Use the set_source() method to change the sound source direction and automatically recompute the echo list (this is done by calling the _simulated_echo_locations() method). Here is an example that moves a source in a circle with 0.5 m radius counter-clockwise around the listener. The sound is a short synthetic vowel:

sig = slab.Binaural.vowel(duration=0.3)
for d in range(0,360,36):
  room.set_source([d, 20, .5])  # change azi, elevation is 20 deg above the head
  hrir = room.hrir(trim=5000)
  rev = hrir.apply(sig)
  rev.level = 70
  rev.play()

(Listen to this example with headphones.) The generated room impulse responses always have excessively long tails. Plot the response like so:

room = slab.Room()
hrir = room.hrir()
hrir.plot_samples()

(Source code, png, hires.png, pdf)

Then determine a suitable cutoff, at which the filter taps are near zero, for instance 20000 samples in this case. You can cut off the filter with the trim argument, which takes an integer and cuts to that number of samples, or a float between 0 and 1 and cuts to that fraction (the default is 0.5, i.e. cut off the second half of the impulse response).

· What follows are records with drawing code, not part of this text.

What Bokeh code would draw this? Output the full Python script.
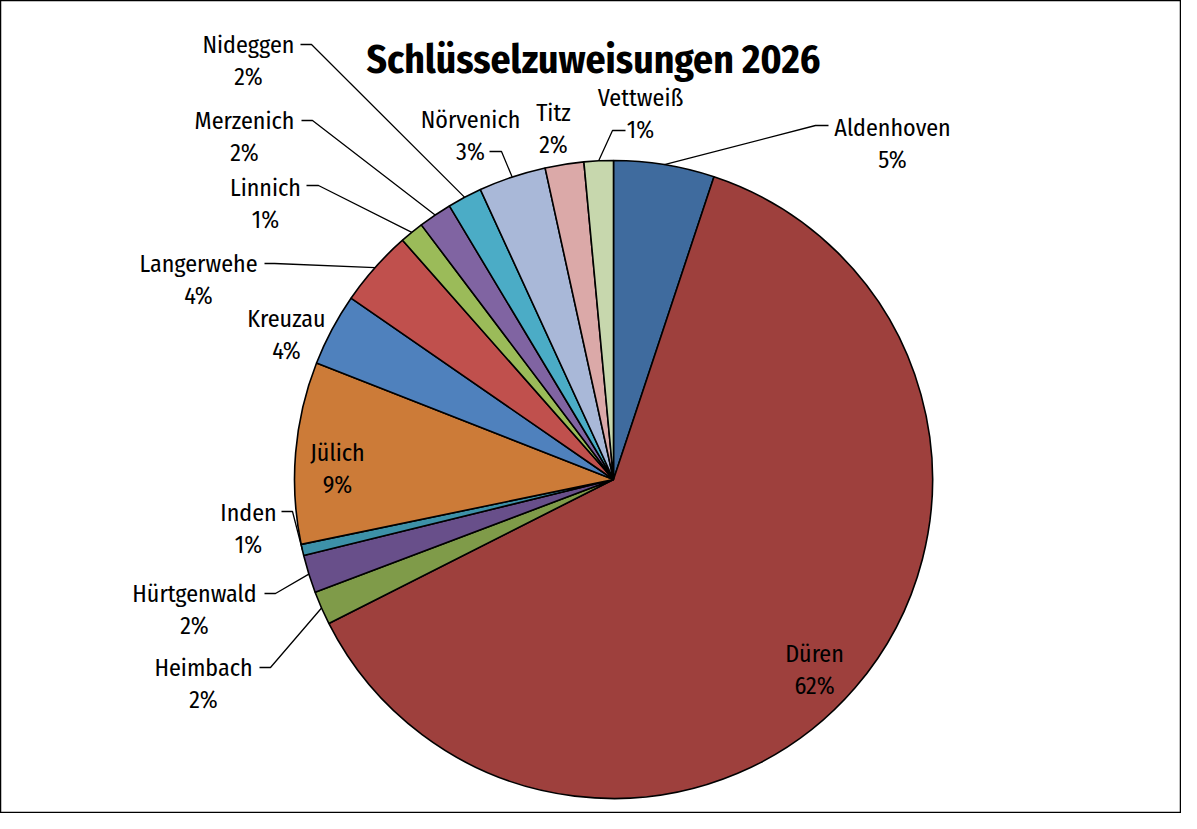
import math
from bokeh.plotting import figure
from bokeh.models import Range1d, ColumnDataSource
from bokeh.core.properties import value
from bokeh.embed import file_html
from bokeh.resources import INLINE

# ---------------- data ----------------
names = ["Aldenhoven", "Düren", "Heimbach", "Hürtgenwald", "Inden", "Jülich",
         "Kreuzau", "Langerwehe", "Linnich", "Merzenich", "Nideggen",
         "Nörvenich", "Titz", "Vettweiß"]
shares = [5.10, 62.45, 1.70, 1.92, 0.57, 9.21, 3.67, 3.88, 1.21, 1.69, 1.75,
          3.41, 1.96, 1.48]
colors = ["#3F6B9E", "#9E403D", "#7F9B49", "#684F8A", "#3D91A8", "#CC7B38",
          "#4F81BD", "#C0504D", "#9BBB59", "#8064A2", "#4BACC6",
          "#A9B8D8", "#DBA9A8", "#C7D7AD"]
title_text = "Schlüsselzuweisungen 2026"

# ---------------- layout ----------------
W, H = 1181, 813
CX, CY, R = 621, 487, 319
FONT = "Fira Sans Condensed, Roboto Condensed, DejaVu Sans Condensed, sans-serif"
LABEL_SIZE = "24px"
LINE_GAP = 32
# name -> (text centre x, first baseline y) in page pixels
label_pos = {
    "Aldenhoven": (900, 135), "Düren": (822, 661), "Heimbach": (211, 675),
    "Hürtgenwald": (202, 601), "Inden": (256, 520), "Jülich": (345, 460),
    "Kreuzau": (294, 326), "Langerwehe": (206, 271), "Linnich": (273, 195),
    "Merzenich": (252, 128), "Nideggen": (256, 52), "Nörvenich": (478, 127),
    "Titz": (561, 120), "Vettweiß": (648, 105),
}
# name -> (start x, elbow x, y) of the leader's horizontal part
leaders = {
    "Aldenhoven": (836, 823, 133), "Heimbach": (267, 278, 675),
    "Hürtgenwald": (272, 283, 601), "Inden": (289, 300, 519),
    "Langerwehe": (272, 282, 271), "Linnich": (314, 326, 193),
    "Merzenich": (309, 320, 128), "Nideggen": (308, 319, 52),
    "Nörvenich": (497, 509, 159), "Vettweiß": (633, 620, 138),
}

def Y(y):
    return -y

total = sum(shares)
starts, ends, mids = [], [], []
cum = 0.0
for s in shares:
    f0 = cum / total
    cum += s
    f1 = cum / total
    starts.append(math.pi / 2 - 2 * math.pi * f0)
    ends.append(math.pi / 2 - 2 * math.pi * f1)
    mids.append(math.pi / 2 - 2 * math.pi * (f0 + f1) / 2)
pct = [f"{round(s / total * 100)}%" for s in shares]

p = figure(width=W, height=H, output_backend="svg", toolbar_location=None,
           x_range=Range1d(8, 8 + W), y_range=Range1d(Y(8 + H), Y(8)),
           min_border=0, match_aspect=False)
p.axis.visible = False
p.grid.visible = False
p.background_fill_color = "white"
p.border_fill_color = "white"
p.outline_line_color = "black"
p.outline_line_width = 1.5

src = ColumnDataSource(dict(start=starts, end=ends, color=colors, name=names))
p.wedge(x=CX, y=Y(CY), radius=R, start_angle="start", end_angle="end",
        direction="clock", fill_color="color", line_color="black",
        line_width=1.6, source=src)

# leader lines
xs, ys = [], []
for i, n in enumerate(names):
    if n in leaders:
        x0, x1, ly = leaders[n]
        rx = CX + R * math.cos(mids[i])
        ry = CY - R * math.sin(mids[i])
        xs.append([x0, x1, rx])
        ys.append([Y(ly), Y(ly), Y(ry)])
p.multi_line(xs=xs, ys=ys, line_color="black", line_width=1.3)

# labels
lx = [label_pos[n][0] for n in names]
ly1 = [Y(label_pos[n][1]) for n in names]
ly2 = [Y(label_pos[n][1] + LINE_GAP) for n in names]
p.text(x=lx, y=ly1, text=names, text_align="center",
       text_baseline="alphabetic", text_font=value(FONT),
       text_font_size=LABEL_SIZE, text_color="black")
p.text(x=lx, y=ly2, text=pct, text_align="center",
       text_baseline="alphabetic", text_font=value(FONT),
       text_font_size=LABEL_SIZE, text_color="black")

# title
p.text(x=[601], y=[Y(67)], text=[title_text], text_align="center",
       text_baseline="alphabetic", text_font=value(FONT),
       text_font_size="39.5px", text_font_style="bold", text_color="black")

open("out.html", "w").write(file_html(p, INLINE))
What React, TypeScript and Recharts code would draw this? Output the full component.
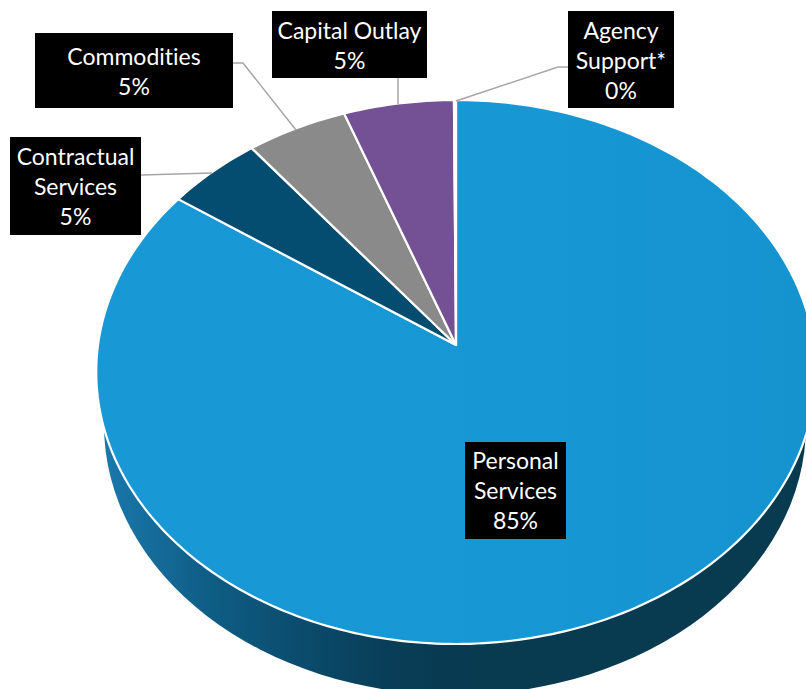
import React from "react";
import { PieChart, Pie, Cell } from "recharts";

const categories = ["Personal Services", "Contractual Services", "Commodities", "Capital Outlay", "Agency Support*"];
const shares = [84.7, 4.75, 5.0, 5.45, 0.1];
const shownPercents = ["85%", "5%", "5%", "5%", "0%"];
const wrappedNames = [
  ["Personal", "Services"],
  ["Contractual", "Services"],
  ["Commodities"],
  ["Capital Outlay"],
  ["Agency", "Support*"],
];
const fills = ["url(#topBlue)", "#044d70", "#8a8a8a", "#745094", "#745094"];

const chartData = categories.map((name, i) => ({ name, value: shares[i] }));

// Perspective of the tilted disc
const H_RADIUS = 358;
const V_RADIUS = 269.3;
const TILT = 0.0993;

// Label boxes: x, y, w, h, first baseline, leader polyline
const boxes = [
  { x: 465, y: 442, w: 101, h: 97, base: 469, line: "" },
  { x: 10, y: 137, w: 131, h: 98, base: 165, line: "141,175 212,173" },
  { x: 35, y: 33, w: 198, h: 75, base: 65, line: "233,63 243,63 296,130" },
  { x: 272, y: 11, w: 155, h: 67, base: 39, line: "398,78 398,104" },
  { x: 568, y: 11, w: 106, h: 97, base: 39, line: "568,67 558,67 456,101" },
];

function project(cx: number, cy: number, deg: number) {
  const a = (deg * Math.PI) / 180;
  const u = Math.cos(a);
  const v = Math.sin(a);
  const d = 1 + TILT * v;
  return [cx + (H_RADIUS * u) / d, cy - (V_RADIUS * v) / d];
}

function TiltedSector(props: any) {
  const { cx, cy, startAngle, endAngle, fill, index } = props;
  const steps = Math.max(2, Math.ceil(Math.abs(endAngle - startAngle)));
  let d = `M${cx},${cy}`;
  for (let i = 0; i <= steps; i++) {
    const [x, y] = project(cx, cy, startAngle + ((endAngle - startAngle) * i) / steps);
    d += `L${x.toFixed(2)},${y.toFixed(2)}`;
  }
  d += "Z";
  return (
    <g>
      {index === 0 && (
        <g>
          <defs>
            <linearGradient id="sideGrad" gradientUnits="userSpaceOnUse" x1="104" y1="0" x2="806" y2="0">
              <stop offset="0" stopColor="#1a78ab" />
              <stop offset="0.14" stopColor="#0f5f88" />
              <stop offset="0.26" stopColor="#0b4e70" />
              <stop offset="0.4" stopColor="#093e58" />
              <stop offset="0.52" stopColor="#083a50" />
              <stop offset="1" stopColor="#083a50" />
            </linearGradient>
            <linearGradient id="topBlue" gradientUnits="userSpaceOnUse" x1="97" y1="0" x2="806" y2="0">
              <stop offset="0" stopColor="#1899d6" />
              <stop offset="0.6" stopColor="#1797d4" />
              <stop offset="1" stopColor="#1493cf" />
            </linearGradient>
          </defs>
          <ellipse cx={cx - 1} cy={cy + 80} rx={351} ry={270} fill="url(#sideGrad)" />
        </g>
      )}
      <path d={d} fill={fill} stroke="#ffffff" strokeWidth={2.2} strokeLinejoin="round" />
    </g>
  );
}

function BoxLabel(props: any) {
  const { index } = props;
  const b = boxes[index];
  const lines = [...wrappedNames[index], shownPercents[index]];
  const mid = b.x + b.w / 2;
  return (
    <g>
      {b.line && <polyline points={b.line} fill="none" stroke="#a6a6a6" strokeWidth={1.5} />}
      <rect x={b.x} y={b.y} width={b.w} height={b.h} fill="#000000" />
      {lines.map((t, i) => (
        <text
          key={i}
          x={mid}
          y={b.base + i * 30}
          textAnchor="middle"
          fill="#ffffff"
          fontFamily="Lato, sans-serif"
          fontSize={23}
          style={{ fontVariantLigatures: "none" }}
        >
          {t}
        </text>
      ))}
    </g>
  );
}

export default function App() {
  return (
    <div style={{ position: "absolute", left: 0, top: 0, width: 806, height: 689, background: "#fff" }}>
      <PieChart width={806} height={689} margin={{ top: 0, right: 0, bottom: 0, left: 0 }}>
        <Pie
          data={chartData}
          dataKey="value"
          nameKey="name"
          cx={456}
          cy={345}
          outerRadius={272}
          startAngle={90}
          endAngle={-270}
          paddingAngle={0}
          isAnimationActive={false}
          shape={TiltedSector}
          label={BoxLabel}
          labelLine={false}
        >
          {chartData.map((_, i) => (
            <Cell key={i} fill={fills[i]} />
          ))}
        </Pie>
      </PieChart>
    </div>
  );
}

The hrir() method computes the room impulse response by iterating through the echo list and adding the HRTF filter corresponding to each echo direction, delayed and attenuated by the distance of the echo and convolved with the wall or floor material filters, and then adding a noise reverberation tail. The reverberation tail can be provided as an slab.Filter object or will be automatically generated by the reverb() method using the reverb() method to calculate the T60 reverberation time from the room dimensions and absorption coefficient. You can set the HRTF to use with the hrtf argument. The resulting impulse response will have the same samplerate as the hrtf objects (hrtf.samplerate).